Leonor desligou o telemóvel, pareceu-lhe que a mulher do colega estava a chorar ou a controlar-se para não chorar. Deitou-se no sofá, tapou-se toda com uma manta, cabeça e tudo, e desatou a chorar. Tanto o estranhamento, tanto o medo pelo que se poderia estar a passar, tanta a impotência. Em silêncio ouvia-se a perguntar, Duarte. Duarte o que se passa?

No dia seguinte tentaria falar com ele num outro registo e tomara que não se estivesse a passar nada de grave mas estava com um mau pressentimento. Adormeceu ali mesmo no sofá, a tremer.


*

  • A música linda, linda, é Riverside de Agnes Obel (e o vídeo merece também ser visto com atenção).

  • Para um registo nos antípodas, para saberem a minha opinião sobre o grande feito da troca da dívida da troca-tintas-albuquerca e, a seguir, sobre as arrecuas da cobra-crata, é descerem, por favor, até aos dois post seguintes.
  • Num formato um pouco diferente do habitual, tenho hoje o meu outro blogue, o Ginjal e Lisboa onde tenho poesia dita por Eugénio de Andrade e as minhas palavras perdem o tino por causa de um certo Green God. Muito gostaria de vos ver por lá.

NB: Hoje, uma vez mais, não consigo reler o que escrevi, passa das 2 da manhã e o sono é mais que muito.
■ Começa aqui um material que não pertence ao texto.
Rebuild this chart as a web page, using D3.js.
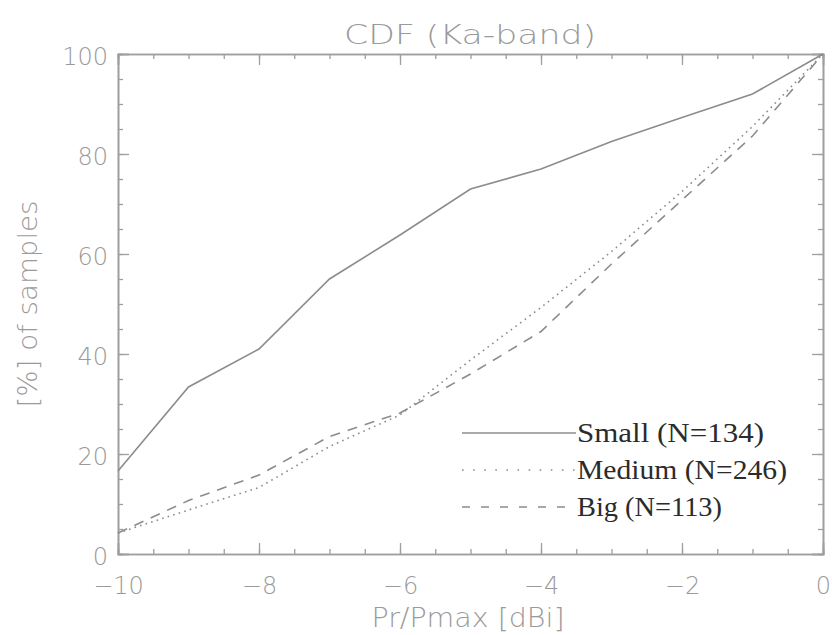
<!DOCTYPE html>
<html>
<head>
<meta charset="utf-8">
<script src="https://cdn.jsdelivr.net/npm/d3@7"></script>
<style>
  body { margin: 0; background: #fff; }
  svg { display: block; }
  .lbl { font-family: "DejaVu Sans", sans-serif; font-weight: 200; fill: #9a9a9a; }
  .leg { font-family: "Liberation Serif", "Times New Roman", serif; fill: #2b2b2b; }
</style>
</head>
<body>
<svg id="chart"></svg>
<script>
// values
var xs = [-10, -9, -8, -7, -6, -5, -4, -3, -2, -1, 0];
var smallPct  = [16.6, 33.4, 41, 55, 63.8, 73, 77, 82.5, 87.3, 92, 100];
var mediumPct = [4.2, 8.8, 13.3, 21.5, 27.8, 38.8, 49.3, 60.5, 72.5, 85.5, 100];
var bigPct    = [4.2, 10.7, 15.8, 23.5, 28.2, 36, 44.5, 58, 70.8, 83.6, 100];
var xMajor = [-10, -8, -6, -4, -2, 0];
var yMajor = [0, 20, 40, 60, 80, 100];
var legendNames = ["Small (N=134)", "Medium (N=246)", "Big (N=113)"];

var width = 832, height = 635;
var svg = d3.select("#chart").attr("width", width).attr("height", height);

var pLeft = 118, pRight = 823, pTop = 54, pBottom = 554;
var x = d3.scaleLinear().domain([-10, 0]).range([pLeft, pRight]);
var y = d3.scaleLinear().domain([0, 100]).range([pBottom, pTop]);

var axisColor = "#9e9e9e";
var lineColor = "#8c8c8c";

var xMinor = d3.range(-10, 0.001, 0.5);
var yMinor = d3.range(0, 100.001, 5);

function styleAxis(g) {
  g.select(".domain").attr("stroke", axisColor).attr("stroke-width", 1.6);
  g.selectAll(".tick line").attr("stroke", axisColor).attr("stroke-width", 1.3);
}

// minor ticks, all four sides
svg.append("g").attr("transform", "translate(0," + pBottom + ")")
  .call(d3.axisBottom(x).tickValues(xMinor).tickSize(-5).tickFormat("")).call(styleAxis);
svg.append("g").attr("transform", "translate(0," + pTop + ")")
  .call(d3.axisTop(x).tickValues(xMinor).tickSize(-5).tickFormat("")).call(styleAxis);
svg.append("g").attr("transform", "translate(" + pLeft + ",0)")
  .call(d3.axisLeft(y).tickValues(yMinor).tickSize(-5).tickFormat("")).call(styleAxis);
svg.append("g").attr("transform", "translate(" + pRight + ",0)")
  .call(d3.axisRight(y).tickValues(yMinor).tickSize(-5).tickFormat("")).call(styleAxis);

// major ticks
var gx = svg.append("g").attr("transform", "translate(0," + pBottom + ")")
  .call(d3.axisBottom(x).tickValues(xMajor).tickSize(-11).tickPadding(23).tickFormat(d3.format("d")))
  .call(styleAxis);
svg.append("g").attr("transform", "translate(0," + pTop + ")")
  .call(d3.axisTop(x).tickValues(xMajor).tickSize(-11).tickFormat("")).call(styleAxis);
var gy = svg.append("g").attr("transform", "translate(" + pLeft + ",0)")
  .call(d3.axisLeft(y).tickValues(yMajor).tickSize(-11).tickPadding(10))
  .call(styleAxis);
svg.append("g").attr("transform", "translate(" + pRight + ",0)")
  .call(d3.axisRight(y).tickValues(yMajor).tickSize(-11).tickFormat("")).call(styleAxis);

[gx, gy].forEach(function(g) {
  g.attr("font-family", null).attr("font-size", null);
  g.selectAll(".tick text").attr("class", "lbl").attr("font-size", 24).attr("fill", "#9a9a9a");
});
gy.selectAll(".tick text").attr("dy", "0.45em");

// curves
var line = d3.line().x(function(d) { return x(d[0]); }).y(function(d) { return y(d[1]); });
var series = [
  { vals: smallPct, dash: null, legDash: null },
  { vals: mediumPct, dash: "1.6,4.2", legDash: "1.6,9.5" },
  { vals: bigPct, dash: "10,8", legDash: "8,11" }
];
series.forEach(function(s) {
  svg.append("path")
    .datum(xs.map(function(v, i) { return [v, s.vals[i]]; }))
    .attr("fill", "none")
    .attr("stroke", lineColor)
    .attr("stroke-width", 1.6)
    .attr("stroke-dasharray", s.dash)
    .attr("d", line);
});

// titles
svg.append("text").attr("class", "lbl").attr("x", 470).attr("y", 44)
  .attr("text-anchor", "middle").attr("font-size", 27)
  .attr("textLength", 252).attr("lengthAdjust", "spacingAndGlyphs")
  .text("CDF (Ka-band)");
svg.append("text").attr("class", "lbl").attr("x", 468).attr("y", 627)
  .attr("text-anchor", "middle").attr("font-size", 26)
  .attr("textLength", 193).attr("lengthAdjust", "spacingAndGlyphs")
  .text("Pr/Pmax [dBi]");
svg.append("text").attr("class", "lbl")
  .attr("transform", "translate(37," + ((pTop + pBottom) / 2) + ") rotate(-90)")
  .attr("text-anchor", "middle").attr("font-size", 26)
  .attr("textLength", 207).attr("lengthAdjust", "spacingAndGlyphs")
  .text("[%] of samples");

// legend
var legWidths = [187, 210, 145];
var legend = svg.append("g");
legendNames.forEach(function(name, i) {
  var ly = 433 + i * 37;
  legend.append("line")
    .attr("x1", 462).attr("x2", 576).attr("y1", ly).attr("y2", ly)
    .attr("stroke", lineColor).attr("stroke-width", 1.6)
    .attr("stroke-dasharray", series[i].legDash);
  legend.append("text").attr("class", "leg")
    .attr("x", 577).attr("y", ly + 9)
    .attr("font-size", 27)
    .attr("textLength", legWidths[i]).attr("lengthAdjust", "spacingAndGlyphs")
    .text(name);
});
</script>
</body>
</html>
Já sabem, qualquer coisinha relevem, está bem? Mas coisas graves, avisem-me, sim?


*

E resta-me desejar-vos, meus Caros Leitores, uma bela terça feira!

4 comentários:

jrd disse...

A instabilidade emocional de Duarte é imperscrutável nesta altura do campeonato (para usar o jargão "futebolês", já que tivemos um Lampião num ambiente de Lagartos).
Será um caso de bipolaridade?
A seguir (à distância)...

Anónimo disse...

Bonita música! Onde desencanta isto?
P.Rufino

Um Jeito Manso disse...

Acabei de escrever que não ia responder aos comentários mas, havendo aqui duas perguntas, tenho que responder.

jrd: Quanto à bipolaridade, ao princípio pensei que sim mas começo a inclinar-me para outra causa. A ver se consigo lá chegar...

P. Rufino: A música é do além, sim. E quem ma revelou foi o Caríssimo jrd aqui acima, que, além do mais, me inspirou o grande amigo de Leonor, o Doutor Lampião.

Um abraço!

Olinda Melo disse...


O Duarte anda metido em alguma... agora com a história do corte nos prémios e etc. A coisa está a pôr-se feia.